### Task to complete
Exactly the lines from the start of the data below through the line that contains "plt.rcParams['axes.unicode_minus'] = False" are to be copied, with pictures left out.

### Input for this task

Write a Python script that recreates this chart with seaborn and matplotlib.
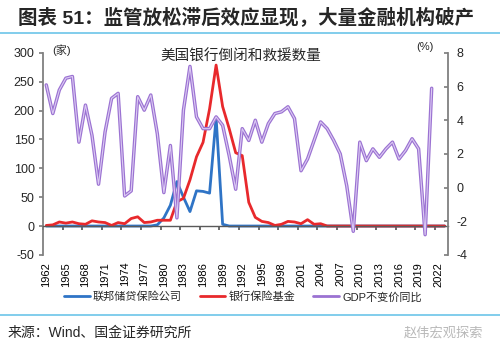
import numpy as np
import pandas as pd
import matplotlib
matplotlib.use('Agg')
import matplotlib.pyplot as plt
from matplotlib.lines import Line2D
import seaborn as sns

# Data: US failed & assisted institutions (count) and real GDP growth (%)
years = list(range(1962, 2024))
fslic = [0, 0, 0, 0, 0, 0, 0, 0, 0, 0,
         0, 0, 0, 0, 0, 0, 0, 2, 14, 36,
         77, 50, 25, 61, 60, 57, 188, 3, 0, 0,
         0, 0, 0, 0, 0, 0, 0, 0, 0, 0,
         0, 0, 0, 0, 0, 0, 0, 0, 0, 0,
         0, 0, 0, 0, 0, 0, 0, 0, 0, 0,
         0, 0]
bif = [1, 2, 7, 5, 7, 4, 3, 9, 7, 6,
       1, 6, 4, 13, 16, 6, 7, 10, 10, 10,
       42, 48, 80, 120, 145, 203, 279, 207, 169, 127,
       122, 41, 15, 8, 6, 1, 3, 8, 7, 4,
       11, 3, 4, 0, 0, 0, 0, 0, 0, 0,
       0, 0, 0, 0, 0, 0, 0, 0, 0, 0,
       0, 0]
gdp = [6.1, 4.4, 5.8, 6.5, 6.6, 2.7, 4.9, 3.1, 0.2, 3.3,
       5.3, 5.6, -0.5, -0.2, 5.4, 4.6, 5.5, 3.2, -0.3, 2.5,
       -1.8, 4.6, 7.2, 4.2, 3.5, 3.5, 4.2, 3.7, 1.9, -0.1,
       3.5, 2.8, 4.0, 2.7, 3.8, 4.4, 4.5, 4.8, 4.1, 1.0,
       1.7, 2.8, 3.9, 3.5, 2.8, 2.0, 0.1, -2.6, 2.7, 1.6,
       2.3, 1.8, 2.3, 2.7, 1.7, 2.2, 2.9, 2.3, -2.8, 5.9,
       np.nan, np.nan]

df = pd.DataFrame({'year': years, 'fslic': fslic, 'bif': bif, 'gdp': gdp})

sns.set_theme(style="white")
plt.rcParams['font.family'] = ['Liberation Sans', 'Noto Sans CJK SC']
plt.rcParams['axes.unicode_minus'] = False

blue = '#2f74c6'
red = '#e8292c'
purple = '#9b72d2'

fig = plt.figure(figsize=(5, 3.53), dpi=100)
ax = fig.add_axes([0.086, 0.278, 0.81, 0.572])

sns.lineplot(data=df, x='year', y='fslic', ax=ax, color=blue, lw=2, label='联邦储贷保险公司')
sns.lineplot(data=df, x='year', y='bif', ax=ax, color=red, lw=2, label='银行保险基金')

ax2 = ax.twinx()
sns.lineplot(data=df, x='year', y='gdp', ax=ax2, color=purple, lw=2.5, label='GDP不变价同比')
sns.lineplot(data=df, x='year', y='gdp', ax=ax2, color='#dccbf3', lw=0.8)

h1, l1 = ax.get_legend_handles_labels()
h2, l2 = ax2.get_legend_handles_labels()
for a in (ax, ax2):
    if a.get_legend() is not None:
        a.get_legend().remove()

ax.set_xlim(1961.5, 2023.5)
ax.set_ylim(-50, 300)
ax.set_yticks(range(-50, 301, 50))
ax2.set_ylim(-4, 8)
ax2.set_yticks(range(-4, 9, 2))
for a in (ax, ax2):
    a.set_xlabel('')
    a.set_ylabel('')
    a.grid(False)

# spines
ax.spines['top'].set_visible(False)
ax.spines['right'].set_visible(False)
ax.spines['left'].set_color('#808080')
ax.spines['left'].set_linewidth(1.3)
ax.spines['bottom'].set_position(('data', 0))
ax.spines['bottom'].set_color('#595959')
ax.spines['bottom'].set_linewidth(1)
for s in ('top', 'bottom', 'left'):
    ax2.spines[s].set_visible(False)
ax2.spines['right'].set_color('#808080')
ax2.spines['right'].set_linewidth(1.3)

# x ticks on the zero line, labels at the bottom
ax.set_xticks(np.arange(1961.5, 2023, 3))
ax.tick_params(axis='x', direction='out', length=3, color='#595959', labelbottom=False, bottom=True)
sec = ax.secondary_xaxis('bottom')
sec.set_xticks(years[:-1:3])
sec.set_xticklabels([str(y) for y in years[:-1:3]], rotation=90)
sec.tick_params(length=0, pad=5, labelsize=8, colors='black')
sec.spines['bottom'].set_visible(False)

ax.tick_params(axis='y', direction='out', length=3, color='#808080', labelsize=9, pad=3, left=True)
ax2.tick_params(axis='y', direction='in', length=3, color='#808080', labelsize=9, pad=6, right=True)

# texts
fig.text(18/500, 1-17/353, '图表 51：监管放松滞后效应显现，大量金融机构破产',
         fontsize=14, fontweight='bold', ha='left', va='center')
fig.add_artist(Line2D([0, 1], [1-33/353, 1-33/353], color='#6cc5e9', lw=1.2, transform=fig.transFigure))
fig.text(241/500, 1-57/353, '美国银行倒闭和救援数量', ha='center', va='center', fontsize=10.5)
fig.text(52/500, 1-50/353, '(家)', ha='left', va='center', fontsize=8)
fig.text(425/500, 1-47/353, '(%)', ha='center', va='center', fontsize=8)

leg = fig.legend(h1 + h2, l1 + l2, loc='center', bbox_to_anchor=(243/500, 1-297/353), ncol=3,
                 frameon=False, fontsize=8, handlelength=2.3, columnspacing=1.6, handletextpad=0.3)
for line in leg.get_lines():
    line.set_linewidth(2)

fig.add_artist(Line2D([0, 1], [1-315/353, 1-315/353], color='#6cc5e9', lw=1.2, transform=fig.transFigure))
fig.text(8/500, 1-333/353, '来源：Wind、国金证券研究所', fontsize=10, ha='left', va='center')
fig.text(483/500, 1-333/353, '赵伟宏观探索', fontsize=9.5, color='#b8b8b8', ha='right', va='center')

fig.savefig('out.png', dpi=100)
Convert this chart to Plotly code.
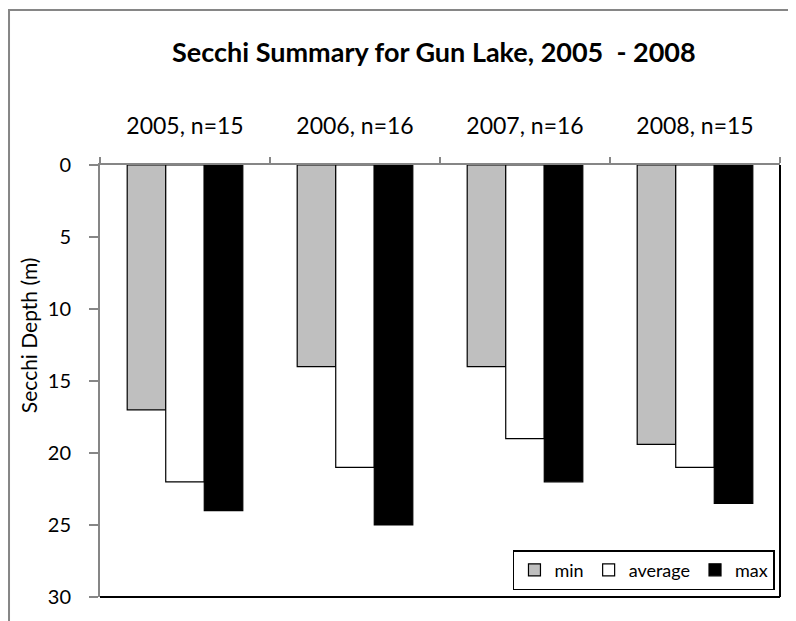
import plotly.graph_objects as go

categories = ["2005, n=15", "2006, n=16", "2007, n=16", "2008, n=15"]
min_vals = [17, 14, 14, 19.4]
avg_vals = [22, 21.0, 19, 21.0]
max_vals = [24, 25, 22, 23.5]

FONT = "Lato"
GRAY = "#868686"

fig = go.Figure()
fig.add_bar(x=categories, y=min_vals, name="min",
            marker=dict(color="#BFBFBF", line=dict(color="black", width=1.2)))
fig.add_bar(x=categories, y=avg_vals, name="average",
            marker=dict(color="white", line=dict(color="black", width=1.2)))
fig.add_bar(x=categories, y=max_vals, name="max",
            marker=dict(color="black", line=dict(color="black", width=1.2)))

fig.update_layout(
    width=796, height=621,
    paper_bgcolor="white", plot_bgcolor="white",
    margin=dict(l=92, r=24, t=157, b=32),
    barmode="group", bargap=0.32, bargroupgap=0,
    font=dict(family=FONT, color="black", size=20),
    title=dict(text="<b>Secchi Summary for Gun Lake, 2005  - 2008</b>",
               x=0.535, xanchor="center", y=0.9275, yanchor="middle",
               font=dict(family=FONT, size=27, color="black")),
    showlegend=True,
    legend=dict(orientation="h", x=0.9926, xanchor="right", y=0.016, yanchor="bottom",
                bordercolor="black", borderwidth=1.5, bgcolor="white",
                font=dict(family=FONT, size=18), traceorder="normal"),
    xaxis=dict(side="top", type="category", showline=True, linecolor=GRAY, linewidth=2,
               ticks="outside", tickson="boundaries", ticklen=6, tickcolor=GRAY,
               tickwidth=1.5, showgrid=False, ticklabelstandoff=20,
               tickfont=dict(family=FONT, size=23)),
    yaxis=dict(range=[30, 0], dtick=5, showline=True, linecolor=GRAY, linewidth=2,
               ticks="outside", ticklen=9, tickcolor=GRAY, tickwidth=1.5,
               showgrid=False, zeroline=False, ticklabelstandoff=14,
               tickfont=dict(family=FONT, size=20)),
    annotations=[
        dict(text="Secchi Depth (m)", xref="paper", yref="paper", x=-0.106, y=0.606,
             xanchor="center", yanchor="middle", textangle=-90, showarrow=False,
             font=dict(family=FONT, size=21, color="black")),
    ],
    shapes=[
        dict(type="line", xref="paper", yref="paper", x0=1, x1=1, y0=0, y1=1,
             line=dict(color="black", width=2)),
        dict(type="line", xref="paper", yref="paper", x0=0, x1=1, y0=0, y1=0,
             line=dict(color="black", width=2)),
        dict(type="rect", xref="paper", yref="paper", x0=-0.1338, x1=1.2,
             y0=-0.3, y1=1.3588, line=dict(color=GRAY, width=2),
             fillcolor="rgba(0,0,0,0)"),
    ],
)

fig.write_html("out.html")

### Result of this task
Write a Python script that recreates this chart with seaborn and matplotlib.
import numpy as np
import pandas as pd
import matplotlib
matplotlib.use('Agg')
import matplotlib.pyplot as plt
from matplotlib.lines import Line2D
import seaborn as sns

# Data: US failed & assisted institutions (count) and real GDP growth (%)
years = list(range(1962, 2024))
fslic = [0, 0, 0, 0, 0, 0, 0, 0, 0, 0,
         0, 0, 0, 0, 0, 0, 0, 2, 14, 36,
         77, 50, 25, 61, 60, 57, 188, 3, 0, 0,
         0, 0, 0, 0, 0, 0, 0, 0, 0, 0,
         0, 0, 0, 0, 0, 0, 0, 0, 0, 0,
         0, 0, 0, 0, 0, 0, 0, 0, 0, 0,
         0, 0]
bif = [1, 2, 7, 5, 7, 4, 3, 9, 7, 6,
       1, 6, 4, 13, 16, 6, 7, 10, 10, 10,
       42, 48, 80, 120, 145, 203, 279, 207, 169, 127,
       122, 41, 15, 8, 6, 1, 3, 8, 7, 4,
       11, 3, 4, 0, 0, 0, 0, 0, 0, 0,
       0, 0, 0, 0, 0, 0, 0, 0, 0, 0,
       0, 0]
gdp = [6.1, 4.4, 5.8, 6.5, 6.6, 2.7, 4.9, 3.1, 0.2, 3.3,
       5.3, 5.6, -0.5, -0.2, 5.4, 4.6, 5.5, 3.2, -0.3, 2.5,
       -1.8, 4.6, 7.2, 4.2, 3.5, 3.5, 4.2, 3.7, 1.9, -0.1,
       3.5, 2.8, 4.0, 2.7, 3.8, 4.4, 4.5, 4.8, 4.1, 1.0,
       1.7, 2.8, 3.9, 3.5, 2.8, 2.0, 0.1, -2.6, 2.7, 1.6,
       2.3, 1.8, 2.3, 2.7, 1.7, 2.2, 2.9, 2.3, -2.8, 5.9,
       np.nan, np.nan]

df = pd.DataFrame({'year': years, 'fslic': fslic, 'bif': bif, 'gdp': gdp})

sns.set_theme(style="white")
plt.rcParams['font.family'] = ['Liberation Sans', 'Noto Sans CJK SC']
plt.rcParams['axes.unicode_minus'] = False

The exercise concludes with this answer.